Structured Temporal Regularization and Curriculum Optimization for Visual Speech Recognition 面向視覺語音識別的結構化時序正則與課程優化

論文 · 2026

發表IEEE Transactions on Audio, Speech, and Language Processing(JCR Q1, IF 5.5) · 審稿中

作者Jiaqing Chen, Yifei Luo, Yahui Liu, Zhuoyang Qiu, Jing Chen, Hao Jiang

署名說明第一作者

關鍵詞Visual speech recognition, lip reading, low-resource learning, curriculum learning, Swin Transformer, temporal regularization

  1. 低資源視覺唇讀在標註稀缺場景下易過擬合說話人面部等空間捷徑,訓練精度高而驗證掉點明顯。引入 SimMIM 自監督預訓練並升級至帶殘差後歸一化與縮放餘弦注意力之 Swin V2 風格視覺編碼器,削弱身份記憶,為後續時序建模提供更魯棒之視覺表徵基礎。
  2. 時序分支沿用批歸一化時,小批量與說話人分佈變化會引入時序共變數洩漏,削弱跨批次泛化。於時序路徑以組歸一化取代批歸一化並與升級骨干聯合調參,疊加分層時序正則、可學習混合時序池化與分階段課程學習,使訓練—驗證曲線更平穩、過擬合拐點後移。
  3. AICLD-500 低資源基準缺少能同時提升精度並縮窄泛化差距之強基線,需透過系統消融驗證各模組貢獻。
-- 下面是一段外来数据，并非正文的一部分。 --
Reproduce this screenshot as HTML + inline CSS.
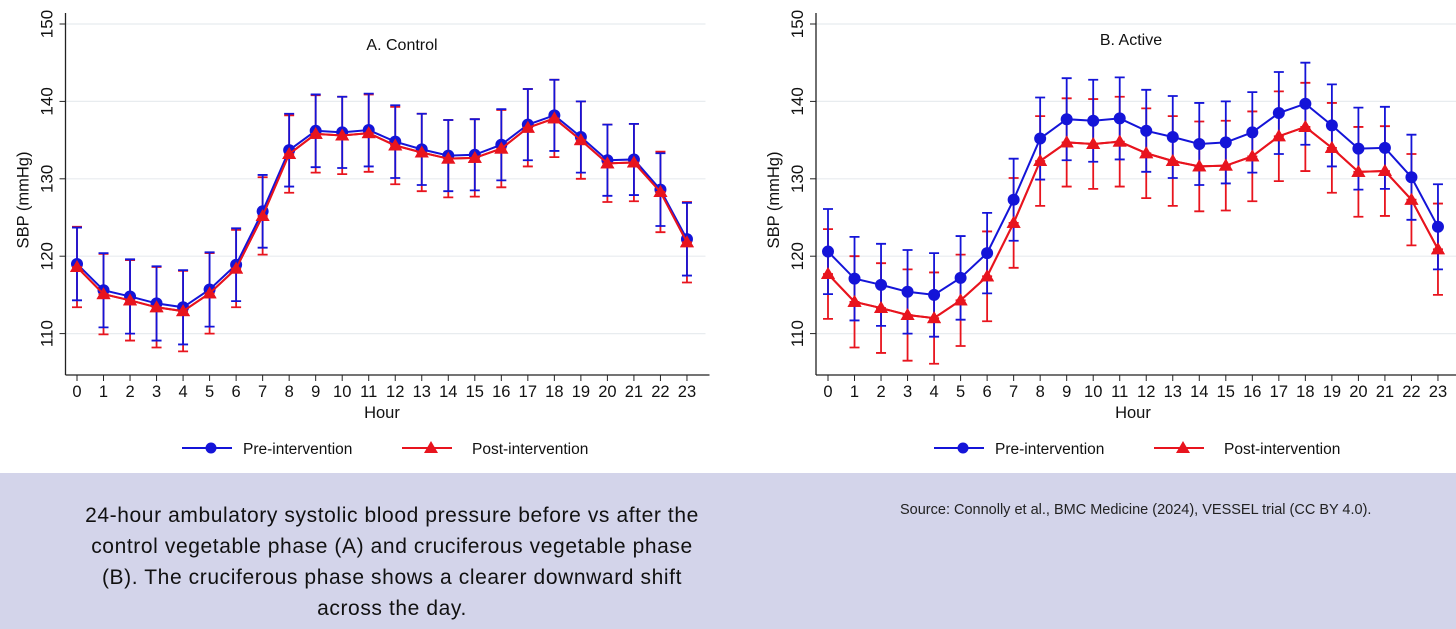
<!DOCTYPE html>
<html><head><meta charset="utf-8">
<style>
body{margin:0;width:1456px;height:629px;background:#fff;overflow:hidden;font-family:"Liberation Sans",sans-serif;position:relative}
#band{position:absolute;left:0;top:473px;width:1456px;height:156px;background:#d3d4ea}
#cap{position:absolute;left:42px;top:500px;width:700px;text-align:center;font-size:21px;letter-spacing:0.6px;line-height:31px;color:#111}
#src{position:absolute;left:900px;top:502px;font-size:14.5px;color:#222}
</style></head><body>
<svg id="chart" width="1456" height="473" style="position:absolute;left:0;top:0"></svg>
<div id="band"></div>
<div id="cap">24-hour ambulatory systolic blood pressure before vs after the<br>control vegetable phase (A) and cruciferous vegetable phase<br>(B). The cruciferous phase shows a clearer downward shift<br>across the day.</div>
<div id="src">Source: Connolly et al., BMC Medicine (2024), VESSEL trial (CC BY 4.0).</div>
<script>
const hours=[0,1,2,3,4,5,6,7,8,9,10,11,12,13,14,15,16,17,18,19,20,21,22,23];
const yTicks=[110,120,130,140,150];
const aPre=[119,115.6,114.8,113.9,113.4,115.7,118.9,125.8,133.7,136.2,136,136.3,134.8,133.8,133,133.1,134.4,137,138.2,135.4,132.4,132.5,128.6,122.2];
const aPost=[118.6,115.1,114.3,113.4,112.9,115.2,118.4,125.2,133.2,135.8,135.6,135.9,134.3,133.4,132.6,132.7,133.9,136.6,137.8,135,132,132.1,128.3,121.8];
const aPreErr=[4.7,4.8,4.8,4.8,4.8,4.8,4.7,4.7,4.7,4.7,4.6,4.7,4.7,4.6,4.6,4.6,4.6,4.6,4.6,4.6,4.6,4.6,4.7,4.7];
const aPostErr=[5.2,5.2,5.2,5.2,5.2,5.2,5,5,5,5,5,5,5,5,5,5,5,5,5,5,5,5,5.2,5.2];
const bPre=[120.6,117.1,116.3,115.4,115,117.2,120.4,127.3,135.2,137.7,137.5,137.8,136.2,135.4,134.5,134.7,136,138.5,139.7,136.9,133.9,134,130.2,123.8];
const bPost=[117.7,114.1,113.3,112.4,112,114.3,117.4,124.3,132.3,134.7,134.5,134.8,133.3,132.3,131.6,131.7,132.9,135.5,136.7,134,130.9,131,127.3,120.9];
const bPreErr=[5.5,5.4,5.3,5.4,5.4,5.4,5.2,5.3,5.3,5.3,5.3,5.3,5.3,5.3,5.3,5.3,5.2,5.3,5.3,5.3,5.3,5.3,5.5,5.5];
const bPostErr=[5.8,5.9,5.8,5.9,5.9,5.9,5.8,5.8,5.8,5.7,5.8,5.8,5.8,5.8,5.8,5.8,5.8,5.8,5.7,5.8,5.8,5.8,5.9,5.9];
const NS="http://www.w3.org/2000/svg";
const svg=document.getElementById('chart');
function mk(t,a,p){const e=document.createElementNS(NS,t);for(const k in a)e.setAttribute(k,a[k]);(p||svg).appendChild(e);return e;}
function panel(ox,x0,title,tx,ty,pre,post,preE,postE,lg){
  const g=mk('g',{});
  
  
  const X=h=>x0+h*26.52, Y=v=>24+(150-v)*7.74;
  yTicks.forEach(v=>{
    const l=mk('line',{x1:ox,x2:ox+640,y1:Y(v),y2:Y(v),stroke:'#e8ecef','stroke-width':1.2},g);
    
    mk('line',{x1:ox-6,x2:ox,y1:Y(v),y2:Y(v),stroke:'#222'},g);
    const t=mk('text',{x:0,y:0,transform:`translate(${ox-13},${Y(v)}) rotate(-90)`,'text-anchor':'middle','font-size':17,fill:'#111'},g);
    t.textContent=v;
  });
  mk('line',{x1:ox,x2:ox,y1:13,y2:375,stroke:'#222','stroke-width':1.3},g);
  mk('line',{x1:ox,x2:ox+644,y1:375,y2:375,stroke:'#222','stroke-width':1.3},g);
  hours.forEach(h=>{
    mk('line',{x1:X(h),x2:X(h),y1:375,y2:381,stroke:'#222'},g);
    const t=mk('text',{x:X(h),y:397,'text-anchor':'middle','font-size':16.5,fill:'#111'},g);
    t.textContent=h;
  });
  let t=mk('text',{x:X(11.5),y:418,'text-anchor':'middle','font-size':16.5,fill:'#111'},g);t.textContent='Hour';
  
  t=mk('text',{x:0,y:0,transform:`translate(${ox-37},200) rotate(-90)`,'text-anchor':'middle','font-size':16.5,fill:'#111'},g);t.textContent='SBP (mmHg)';
  
  t=mk('text',{x:tx,y:ty,'text-anchor':'middle','font-size':16,fill:'#111'},g);t.textContent=title;
  
  function series(vals,errs,col,tri,name){
    const sg=mk('g',{},g);
    hours.forEach((h,i)=>{
      const x=X(h),a=Y(vals[i]+errs[i]),b=Y(vals[i]-errs[i]);
      const e=mk('path',{d:`M${x},${a}V${b}M${x-5},${a}H${x+5}M${x-5},${b}H${x+5}`,stroke:col,'stroke-width':1.8,fill:'none'},sg);
      
    });
    const pl=mk('polyline',{points:hours.map((h,i)=>X(h)+','+Y(vals[i])).join(' '),stroke:col,'stroke-width':2,fill:'none'},sg);
    
    hours.forEach((h,i)=>{
      const x=X(h),y=Y(vals[i]);
      const m=tri?mk('path',{d:`M${x},${y-7}L${x+7},${y+5}L${x-7},${y+5}Z`,fill:col},sg):mk('circle',{cx:x,cy:y,r:6,fill:col},sg);
      
    });
  }
  series(post,postE,'#e8141e',true,'post-intervention-series');
  series(pre,preE,'#1414d8',false,'pre-intervention-series');
  series(post,postE.map(()=>0),'#e8141e',true,'post-intervention-markers');
  const L=mk('g',{},g);
  mk('line',{x1:lg,x2:lg+50,y1:448,y2:448,stroke:'#1414d8','stroke-width':2},L);
  mk('circle',{cx:lg+29,cy:448,r:5.5,fill:'#1414d8'},L);
  t=mk('text',{x:lg+61,y:454,'font-size':15.5,fill:'#111'},L);t.textContent='Pre-intervention';
  mk('line',{x1:lg+220,x2:lg+270,y1:448,y2:448,stroke:'#e8141e','stroke-width':2},L);
  mk('path',{d:`M${lg+249},${441}L${lg+256},${453}L${lg+242},${453}Z`,fill:'#e8141e'},L);
  t=mk('text',{x:lg+290,y:454,'font-size':15.5,fill:'#111'},L);t.textContent='Post-intervention';
}
panel(65.5,77,'A. Control',402,50,aPre,aPost,aPreErr,aPostErr,182);
panel(816,828,'B. Active',1131,45,bPre,bPost,bPreErr,bPostErr,934);
</script>
</body></html>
組織覆蓋預訓練、骨干、正則與課程等組合之對比實驗,較 SwinLip 基線提升 1.91 個百分點,訓練—驗證泛化差距顯著縮窄。

摘要

Visual Speech Recognition (VSR) in low-resource settings is highly vulnerable to overfitting and shortcut learning, resulting in severe train-validation divergence. To address this issue, we propose a structured optimization framework that jointly improves representation stability, temporal modeling reliability, and training dynamics. Specifically, we integrate SimMIM-based self-supervised pre-training to reduce identity-dependent spatial memorization, migrate the visual backbone from Swin Transformer V1 to a Swin V2-style design with Residual-Post-Normalization and scaled cosine attention to stabilize deep feature propagation, and replace Batch Normalization with Group Normalization in temporal branches to avoid batch-induced temporal leakage. We further introduce hierarchical temporal regularization, learnable mixed temporal pooling, and a stage-wise curriculum strategy with dynamic augmentation and plateau-aware adaptation to progressively shift learning from early discriminative fitting to robust generalization. Extensive experiments on the low-resource AICLD-500 benchmark demonstrate that the proposed method achieves a state-of-the-art Top-1 accuracy of 25.67%, outperforming a strong SwinLip baseline by 1.91 absolute percentage points, while significantly narrowing the generalization gap. These results indicate that structured temporal regularization coupled with curriculum optimization provides an effective and scalable solution for robust VSR under data-scarce conditions.